* begin SOURCE EXCERPT *
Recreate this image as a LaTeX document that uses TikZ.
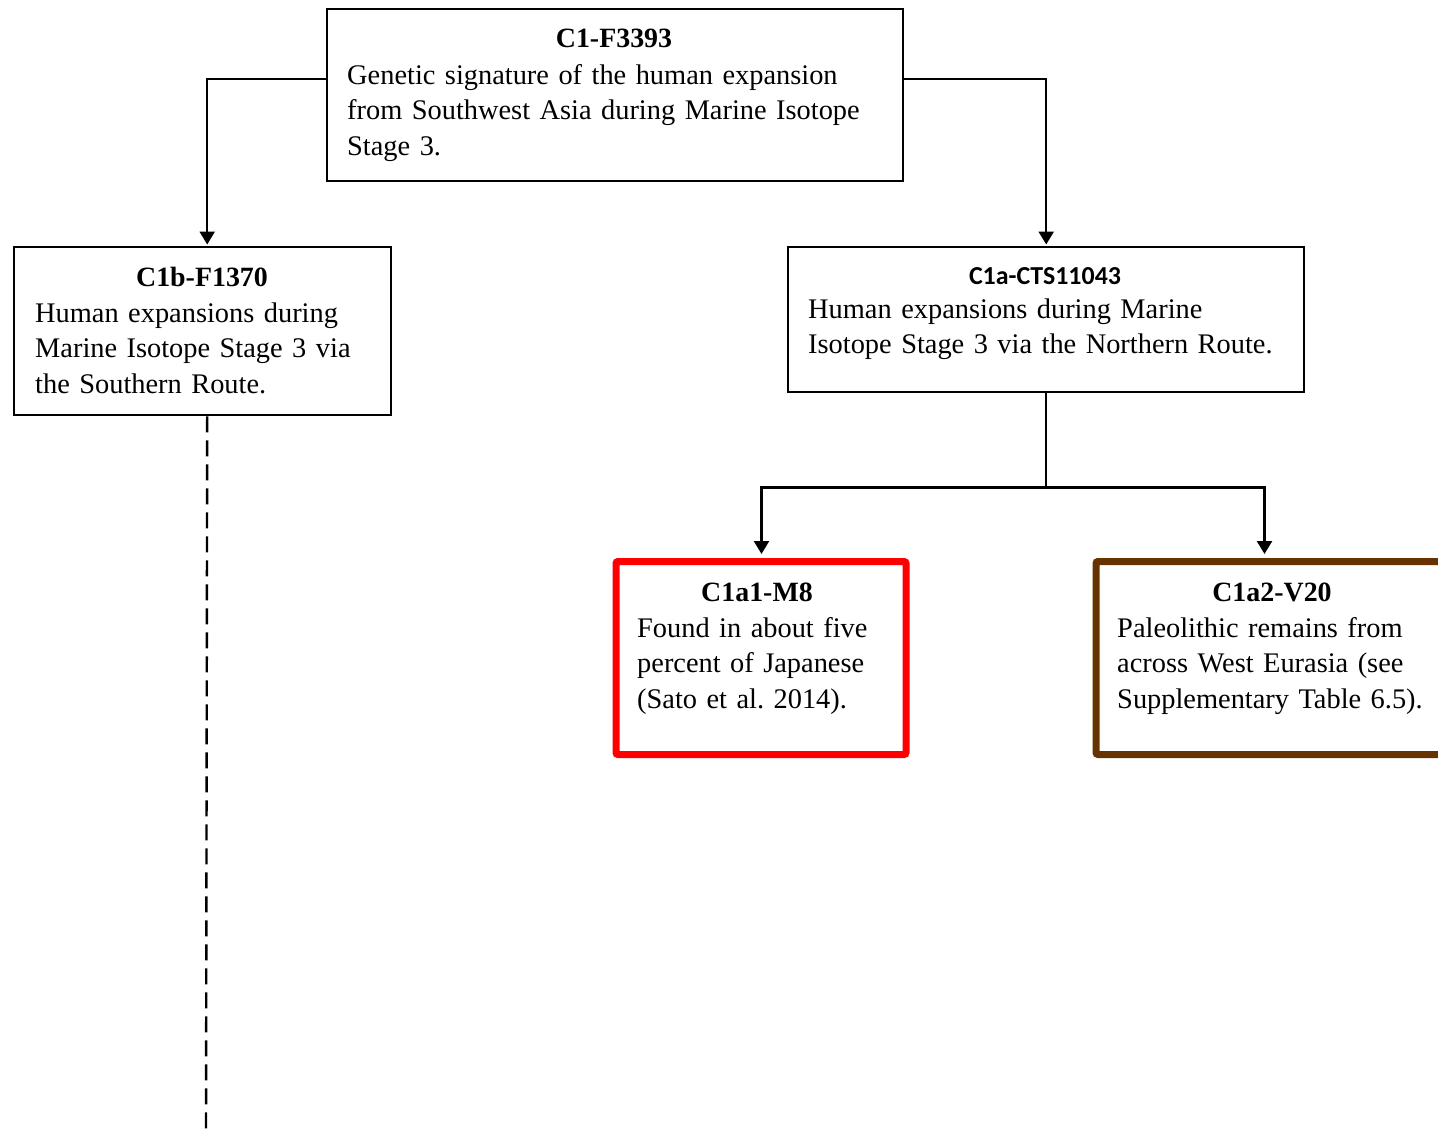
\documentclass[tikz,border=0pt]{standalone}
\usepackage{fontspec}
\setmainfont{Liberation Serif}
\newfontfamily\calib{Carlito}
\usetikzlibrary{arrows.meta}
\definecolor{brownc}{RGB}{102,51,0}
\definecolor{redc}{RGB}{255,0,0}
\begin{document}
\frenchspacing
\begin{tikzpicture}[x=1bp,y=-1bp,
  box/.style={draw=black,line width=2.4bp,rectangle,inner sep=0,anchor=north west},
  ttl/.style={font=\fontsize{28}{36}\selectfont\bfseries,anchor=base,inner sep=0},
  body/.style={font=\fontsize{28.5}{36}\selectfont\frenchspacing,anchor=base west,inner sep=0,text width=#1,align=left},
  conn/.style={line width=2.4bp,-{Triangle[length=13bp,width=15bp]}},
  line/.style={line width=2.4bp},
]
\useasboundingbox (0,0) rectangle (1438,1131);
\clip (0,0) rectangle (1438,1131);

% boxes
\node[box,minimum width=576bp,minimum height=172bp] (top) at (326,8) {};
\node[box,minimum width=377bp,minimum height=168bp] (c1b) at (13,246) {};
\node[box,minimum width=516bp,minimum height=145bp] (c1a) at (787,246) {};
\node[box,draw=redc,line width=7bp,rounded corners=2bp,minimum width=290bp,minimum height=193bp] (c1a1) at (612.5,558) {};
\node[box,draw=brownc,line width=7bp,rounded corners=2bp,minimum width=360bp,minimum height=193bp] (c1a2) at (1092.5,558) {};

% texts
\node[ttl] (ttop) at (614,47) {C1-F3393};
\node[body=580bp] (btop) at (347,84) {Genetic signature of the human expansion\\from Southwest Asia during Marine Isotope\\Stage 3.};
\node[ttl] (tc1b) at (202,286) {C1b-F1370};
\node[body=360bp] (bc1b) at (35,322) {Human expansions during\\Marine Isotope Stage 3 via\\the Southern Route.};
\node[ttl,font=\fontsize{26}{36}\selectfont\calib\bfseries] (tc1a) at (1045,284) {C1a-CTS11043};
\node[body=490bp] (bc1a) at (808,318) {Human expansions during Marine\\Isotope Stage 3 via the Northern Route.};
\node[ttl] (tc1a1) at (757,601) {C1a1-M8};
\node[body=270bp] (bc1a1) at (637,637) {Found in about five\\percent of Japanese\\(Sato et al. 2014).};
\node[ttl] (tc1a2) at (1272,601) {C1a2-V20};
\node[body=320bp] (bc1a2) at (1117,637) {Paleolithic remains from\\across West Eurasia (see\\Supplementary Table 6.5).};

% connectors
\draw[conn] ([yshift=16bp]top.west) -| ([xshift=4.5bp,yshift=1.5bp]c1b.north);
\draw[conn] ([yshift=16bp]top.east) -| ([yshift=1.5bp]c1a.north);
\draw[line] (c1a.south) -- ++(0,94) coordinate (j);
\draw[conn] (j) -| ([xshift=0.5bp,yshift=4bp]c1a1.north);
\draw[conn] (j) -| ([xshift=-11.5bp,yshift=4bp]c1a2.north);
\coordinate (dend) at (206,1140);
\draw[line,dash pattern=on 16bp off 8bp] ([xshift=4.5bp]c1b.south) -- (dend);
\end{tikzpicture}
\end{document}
* end SOURCE EXCERPT *
» GIVEN TASK: Write out the full listing verbatim, excluding its pictures.

» COMPLETE OUTPUT:
Recreate this image as a LaTeX document that uses TikZ.
\documentclass[tikz,border=0pt]{standalone}
\usepackage{fontspec}
\setmainfont{Liberation Serif}
\newfontfamily\calib{Carlito}
\usetikzlibrary{arrows.meta}
\definecolor{brownc}{RGB}{102,51,0}
\definecolor{redc}{RGB}{255,0,0}
\begin{document}
\frenchspacing
\begin{tikzpicture}[x=1bp,y=-1bp,
  box/.style={draw=black,line width=2.4bp,rectangle,inner sep=0,anchor=north west},
  ttl/.style={font=\fontsize{28}{36}\selectfont\bfseries,anchor=base,inner sep=0},
  body/.style={font=\fontsize{28.5}{36}\selectfont\frenchspacing,anchor=base west,inner sep=0,text width=#1,align=left},
  conn/.style={line width=2.4bp,-{Triangle[length=13bp,width=15bp]}},
  line/.style={line width=2.4bp},
]
\useasboundingbox (0,0) rectangle (1438,1131);
\clip (0,0) rectangle (1438,1131);

% boxes
\node[box,minimum width=576bp,minimum height=172bp] (top) at (326,8) {};
\node[box,minimum width=377bp,minimum height=168bp] (c1b) at (13,246) {};
\node[box,minimum width=516bp,minimum height=145bp] (c1a) at (787,246) {};
\node[box,draw=redc,line width=7bp,rounded corners=2bp,minimum width=290bp,minimum height=193bp] (c1a1) at (612.5,558) {};
\node[box,draw=brownc,line width=7bp,rounded corners=2bp,minimum width=360bp,minimum height=193bp] (c1a2) at (1092.5,558) {};

% texts
\node[ttl] (ttop) at (614,47) {C1-F3393};
\node[body=580bp] (btop) at (347,84) {Genetic signature of the human expansion\\from Southwest Asia during Marine Isotope\\Stage 3.};
\node[ttl] (tc1b) at (202,286) {C1b-F1370};
\node[body=360bp] (bc1b) at (35,322) {Human expansions during\\Marine Isotope Stage 3 via\\the Southern Route.};
\node[ttl,font=\fontsize{26}{36}\selectfont\calib\bfseries] (tc1a) at (1045,284) {C1a-CTS11043};
\node[body=490bp] (bc1a) at (808,318) {Human expansions during Marine\\Isotope Stage 3 via the Northern Route.};
\node[ttl] (tc1a1) at (757,601) {C1a1-M8};
\node[body=270bp] (bc1a1) at (637,637) {Found in about five\\percent of Japanese\\(Sato et al. 2014).};
\node[ttl] (tc1a2) at (1272,601) {C1a2-V20};
\node[body=320bp] (bc1a2) at (1117,637) {Paleolithic remains from\\across West Eurasia (see\\Supplementary Table 6.5).};

% connectors
\draw[conn] ([yshift=16bp]top.west) -| ([xshift=4.5bp,yshift=1.5bp]c1b.north);
\draw[conn] ([yshift=16bp]top.east) -| ([yshift=1.5bp]c1a.north);
\draw[line] (c1a.south) -- ++(0,94) coordinate (j);
\draw[conn] (j) -| ([xshift=0.5bp,yshift=4bp]c1a1.north);
\draw[conn] (j) -| ([xshift=-11.5bp,yshift=4bp]c1a2.north);
\coordinate (dend) at (206,1140);
\draw[line,dash pattern=on 16bp off 8bp] ([xshift=4.5bp]c1b.south) -- (dend);
\end{tikzpicture}
\end{document}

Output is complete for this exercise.